Understanding these factors helps identify opportune times to seek a lower APR. For instance, if your credit score has improved significantly since you obtained your original loan, or if prevailing interest rates have decreased, you may be eligible for a better rate. Securing a lower APR is also more likely if your original loan came with a high rate due to a less favorable credit profile at the time of purchase.
Refinancing your car loan involves replacing your current loan with a new one to secure more advantageous terms. This process can lead to a lower interest rate, reduced monthly payments, or a different financing term. The first step in refinancing is to identify prospective lenders, which include traditional banks, credit unions, and online lenders. Comparing their advertised rates and terms is an important part of this initial phase.
Once you have identified potential lenders, the application process requires submitting various documents. You will typically need to provide personal identification, such as a driver’s license, along with proof of income like pay stubs or tax returns. Information about your current loan, including a 10-day payoff statement, and details about your vehicle, such as its Vehicle Identification Number (VIN) and current mileage, are also necessary.

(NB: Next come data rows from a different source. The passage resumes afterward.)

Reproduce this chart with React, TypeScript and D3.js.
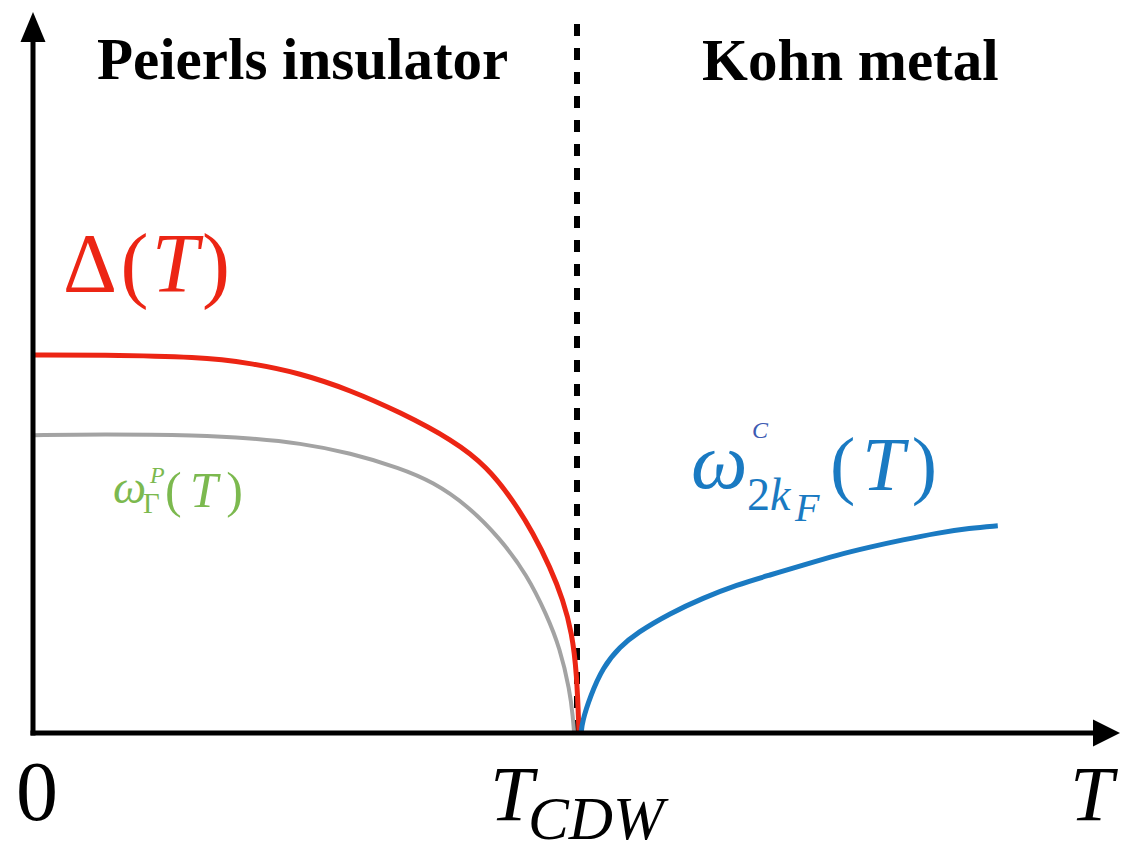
import React from "react";
import * as d3 from "d3";

// Temperature in units of T_CDW, amplitude in units of Δ(0)
const gapT = [0, 0.123, 0.306, 0.397, 0.489, 0.581, 0.672, 0.769, 0.832, 0.879, 0.916, 0.947, 0.971, 0.987, 0.996, 1.0];
const gapV = [1.0, 1.0, 0.995, 0.979, 0.952, 0.907, 0.849, 0.775, 0.704, 0.616, 0.529, 0.439, 0.352, 0.265, 0.159, 0.0];

const phononGammaT = [0, 0.123, 0.306, 0.397, 0.489, 0.581, 0.672, 0.733, 0.795, 0.855, 0.905, 0.941, 0.965, 0.983, 0.989, 0.991];
const phononGammaV = [0.788, 0.791, 0.788, 0.78, 0.767, 0.741, 0.701, 0.664, 0.603, 0.516, 0.418, 0.312, 0.225, 0.114, 0.04, 0.0];

const kohnT = [1.004, 1.006, 1.02, 1.044, 1.075, 1.106, 1.167, 1.227, 1.289, 1.35, 1.41, 1.473, 1.533, 1.593, 1.656, 1.716, 1.767];
const kohnV = [0.0, 0.03, 0.095, 0.175, 0.228, 0.265, 0.317, 0.357, 0.392, 0.418, 0.444, 0.471, 0.492, 0.511, 0.529, 0.542, 0.548];

const regionLabels = ["Peierls insulator", "Kohn metal"];

const W = 1122;
const H = 844;
const x0 = 33;
const y0 = 733;

const x = d3.scaleLinear().domain([0, 1]).range([x0, 579]);
const y = d3.scaleLinear().domain([0, 1]).range([y0, 355]);

function pathOf(ts: number[], vs: number[]) {
  const gen = d3
    .line<[number, number]>()
    .x((d) => x(d[0]))
    .y((d) => y(d[1]))
    .curve(d3.curveBasis);
  return gen(ts.map((t, i) => [t, vs[i]] as [number, number])) || "";
}

const serif = "'Liberation Serif', 'Times New Roman', serif";

export default function App() {
  const tc = x(1) - 2;
  return (
    <svg
      width={W}
      height={H}
      viewBox={`0 0 ${W} ${H}`}
      style={{ position: "absolute", left: 0, top: 0, background: "#fff" }}
    >
      {/* phase boundary */}
      <line x1={tc} x2={tc} y1={24} y2={y0} stroke="#000" strokeWidth={6} strokeDasharray="12 12" />

      {/* curves */}
      <path d={pathOf(phononGammaT, phononGammaV)} fill="none" stroke="#a3a3a3" strokeWidth={4} />
      <path d={pathOf(gapT, gapV)} fill="none" stroke="#ec2514" strokeWidth={5} />
      <path d={pathOf(kohnT, kohnV)} fill="none" stroke="#1a7ac2" strokeWidth={5} />

      {/* axes */}
      <line x1={x0} x2={x0} y1={y0 + 2.5} y2={38} stroke="#000" strokeWidth={5} />
      <polygon points={`${x0},12 ${x0 - 12.5},42 ${x0 + 12.5},42`} fill="#000" />
      <line x1={x0 - 2.5} x2={1096} y1={y0} y2={y0} stroke="#000" strokeWidth={5} />
      <polygon points={`1120,${y0} 1093,${y0 - 13.5} 1093,${y0 + 13.5}`} fill="#000" />

      {/* region titles */}
      <text x={97} y={79} fontFamily={serif} fontWeight="bold" fontSize={59} fill="#000">
        {regionLabels[0]}
      </text>
      <text x={702} y={80} fontFamily={serif} fontWeight="bold" fontSize={59} fill="#000">
        {regionLabels[1]}
      </text>

      {/* Δ(T) */}
      <text x={63} y={292} fontFamily={serif} fontSize={84} fill="#ec2514" textLength={167} lengthAdjust="spacing">
        <tspan>Δ(</tspan>
        <tspan fontStyle="italic">T</tspan>
        <tspan>)</tspan>
      </text>

      {/* ω_Γ^P(T) */}
      <g fontFamily={serif} fill="#7cb94f">
        <text x={113} y={503} fontSize={47} fontStyle="italic">ω</text>
        <text x={143} y={513} fontSize={29}>Γ</text>
        <text x={150} y={483} fontSize={24} fontStyle="italic">P</text>
        <text x={165} y={507} fontSize={50} textLength={78} lengthAdjust="spacing">
          <tspan>(</tspan>
          <tspan fontStyle="italic">T</tspan>
          <tspan>)</tspan>
        </text>
      </g>

      {/* ω_{2k_F}^C(T) */}
      <g fontFamily={serif} fill="#1a7ac2">
        <text x={691} y={488} fontSize={80} fontStyle="italic">ω</text>
        <text x={747} y={510} fontSize={46}>2</text>
        <text x={770} y={510} fontSize={46} fontStyle="italic">k</text>
        <text x={795} y={521} fontSize={40} fontStyle="italic">F</text>
        <text x={752} y={438} fontSize={24} fontStyle="italic" fill="#3d5bb2">C</text>
        <text x={830} y={490} fontSize={76} textLength={107} lengthAdjust="spacing">
          <tspan>(</tspan>
          <tspan fontStyle="italic">T</tspan>
          <tspan>)</tspan>
        </text>
      </g>

      {/* axis labels */}
      <text x={37} y={820} textAnchor="middle" fontFamily={serif} fontSize={84} fill="#000">
        0
      </text>
      <text x={490} y={820} fontFamily={serif} fontSize={78} fontStyle="italic" fill="#000">
        T
      </text>
      <text
        x={528}
        y={839}
        fontFamily={serif}
        fontSize={62}
        fontStyle="italic"
        fill="#000"
        textLength={136}
        lengthAdjust="spacingAndGlyphs"
      >
        CDW
      </text>
      <text x={1070} y={820} fontFamily={serif} fontSize={78} fontStyle="italic" fill="#000">
        T
      </text>
    </svg>
  );
}
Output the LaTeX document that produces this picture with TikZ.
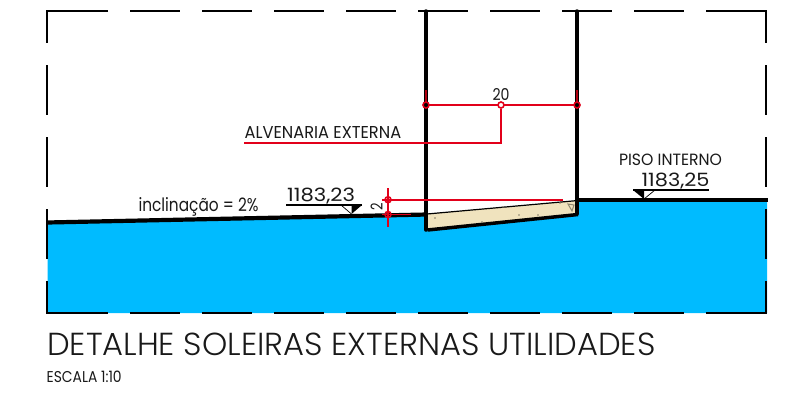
\documentclass[tikz,border=0pt]{standalone}
\usepackage{fontspec}
\setmainfont{Poppins}
\newfontfamily\lightfont{Poppins}[UprightFont=* Light]
\definecolor{aguablue}{HTML}{00BBFF}
\definecolor{sillfill}{HTML}{F0E3BE}
\definecolor{dimred}{HTML}{E2001A}
\definecolor{darkred}{HTML}{B00010}
\newcommand{\fitbox}[3]{\resizebox{#1bp}{#2bp}{#3}}
\tikzset{
  frameline/.style={line width=2.6bp,black},
  wallline/.style={line width=3.5bp,black,line cap=round},
  groundline/.style={line width=4.2bp,black},
  dimline/.style={line width=1.9bp,dimred},
  tickline/.style={line width=1.9bp,darkred},
  dimdot/.style={circle,draw=dimred,line width=1.6bp,fill=black,inner sep=0pt,minimum size=6bp},
  opendot/.style={circle,draw=dimred,line width=1.6bp,fill=white,inner sep=0pt,minimum size=6bp},
  label/.style={inner sep=0pt,text=black!90},
  levelline/.style={line width=1.3bp,black},
}
\begin{document}
\begin{tikzpicture}[x=1bp,y=-1bp]
\useasboundingbox (0,0) rectangle (810,413);
% soil
\fill[aguablue] (47.5,222.5) -- (427,214.5) -- (427,230) -- (578,215) -- (578,200) -- (767,200) -- (767,313) -- (47.5,313) -- cycle;
% sill
\coordinate (sTL) at (427,214);
\coordinate (sTR) at (578,200.5);
\coordinate (sBR) at (578,214.5);
\coordinate (sBL) at (427.5,230);
\fill[sillfill] (sTL) -- (sTR) -- (sBR) -- (sBL) -- cycle;
\draw[line width=1.2bp,black] (sTL) -- (sTR);
\draw[line width=3.5bp,black] (sBL) -- (sBR);
% sill texture
\foreach \p in {(435,218),(482,222),(519,215),(538,215),(503,207),(560,203)}
  \fill[black!45!sillfill] \p circle (0.8bp);
\draw[line width=1bp,black!40!sillfill] (568,204) -- (574,205) -- (572,211) -- cycle;
% dashed frame
\draw[frameline] (108,11) -- (47,11) -- (47,42.5);
\draw[frameline] (47,65) -- (47,115);
\draw[frameline] (47,137) -- (47,187);
\draw[frameline] (47,209) -- (47,259);
\draw[frameline] (47,281) -- (47,313) -- (108,313);
\foreach \x in {130,202,274,346,418,490,562,634}{
  \draw[frameline] (\x,313) -- ++(50,0);
  \draw[frameline] (\x,11) -- ++(50,0);
}
\draw[frameline] (706,11) -- (766,11) -- (766,42.5);
\draw[frameline] (766,65) -- (766,115);
\draw[frameline] (766,137) -- (766,187);
\draw[frameline] (766,209) -- (766,259);
\draw[frameline] (766,281) -- (766,313) -- (706,313);
% ground
\draw[groundline] (47,222.5) -- (427,214.5);
\draw[groundline] (577,200) -- (767.5,200);
% walls
\draw[wallline] (426,11) -- (426,230);
\draw[wallline] (577,11) -- (577,214);
% dimensions
\coordinate (w1) at (426,105);
\coordinate (w2) at (577,105);
\draw[tickline] (426,90) -- (w1);
\draw[tickline] (577,90) -- (w2);
\draw[dimline] (w1) -- (w2);
\node[opendot] (m20) at (501,105) {};
\node[dimdot] (d1) at (w1) {};
\node[dimdot] (d2) at (w2) {};
\coordinate (lead) at (244,143);
\draw[dimline] (m20) |- (lead);
\node[label] (t20) at (501,94) {\fitbox{17}{12}{20}};
\node[label,anchor=south west] (alv) at (244.5,138.5) {\fitbox{156.5}{12}{ALVENARIA EXTERNA}};
\coordinate (v1) at (388,188);
\coordinate (v2) at (388,227);
\coordinate (h1) at (563,199.7);
\coordinate (h2) at (411,214.5);
\draw[dimline] (v1) -- (v2);
\draw[dimline] (382,199.7) -- (h1);
\draw[dimline] (382,214.5) -- (h2);
\node[opendot,fill=none] (c1) at (388,199.7) {};
\node[opendot,fill=none] (c2) at (388,214.5) {};
\node[label,rotate=90] (t2) at (376.5,207) {\fitbox{7.5}{12}{2}};
% level marks
\draw[levelline] (286,205) -- (362,205);
\fill[black] (351.5,214) -- (351.5,205) -- (362,205) -- cycle;
\draw[line width=0.7bp,black] (341,205) -- (351.5,214);
\node[label,anchor=base] (l1) at (321,201) {\fitbox{68}{13.5}{1183,23}};
\draw[levelline] (633,190) -- (709,190);
\fill[black] (644,199) -- (644,190) -- (633,190) -- cycle;
\draw[line width=0.7bp,black] (655,190) -- (644,199);
\node[label,anchor=base] (l2) at (675.5,186) {\fitbox{68}{13.5}{1183,25}};
\node[label] (piso) at (670.5,160) {\fitbox{103}{11.5}{PISO INTERNO}};
\node[label] (incl) at (198.5,207) {\fitbox{120}{14}{inclinação = 2\%}};
% titles
\node[label,anchor=south west] (title) at (47,355.5) {\fitbox{608}{22.5}{\lightfont DETALHE SOLEIRAS EXTERNAS UTILIDADES}};
\node[label,anchor=south west] (esc) at (46.5,383) {\fitbox{75}{11.5}{ESCALA 1:10}};
\end{tikzpicture}
\end{document}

After submitting your application, the lender will review your financial information to determine your eligibility and the terms of their loan offer. When evaluating loan offers, it is important to compare not only the new APR but also the proposed loan term, the resulting monthly payment, and any associated fees, such as origination fees. A lower APR is beneficial, but extending the loan term significantly to achieve a lower monthly payment could result in paying more interest over the loan’s life.
Upon accepting an offer, the final steps involve signing the new loan documents. The new lender typically handles the payoff of your old loan directly with your previous lender. It is important to confirm that your old account is properly closed and that the lien on your vehicle’s title is transferred to the new lender.
After the refinancing is complete, it is important to ensure your car insurance policy reflects the new lienholder. You should notify your insurance provider of the change and confirm that the new lender is listed as the lienholder on your policy. This ensures compliance with loan terms and prevents potential coverage lapses.
While refinancing with a new lender is a common approach to securing a lower APR, directly negotiating with your current lender is another option worth exploring. This strategy can sometimes be effective, particularly if your financial standing has improved since you first obtained the loan.
Having any competing loan offers from other lenders can provide significant leverage during negotiations. If you have pre-qualified for a lower APR elsewhere, presenting this to your current lender demonstrates that you have other viable options. You can initiate contact with your lender through their customer service or loan department, clearly stating your objective to obtain a lower annual percentage rate.
During the conversation, highlight any improvements in your credit score or changes in your financial situation that make you a less risky borrower. Emphasize your consistent payment history and your desire to continue your relationship with them if they can offer a competitive rate. The lender may consider your request and potentially offer a reduced APR or adjusted terms to retain your business.
It is important to understand that success with direct negotiation is not guaranteed, as lenders are not obligated to modify existing loan agreements. Some lenders may not be willing to adjust the APR, particularly if the original loan was recently issued or if market conditions do not support a reduction. If a new agreement is reached, ensure you receive all new terms in writing, detailing the revised APR, payment schedule, and any other changes.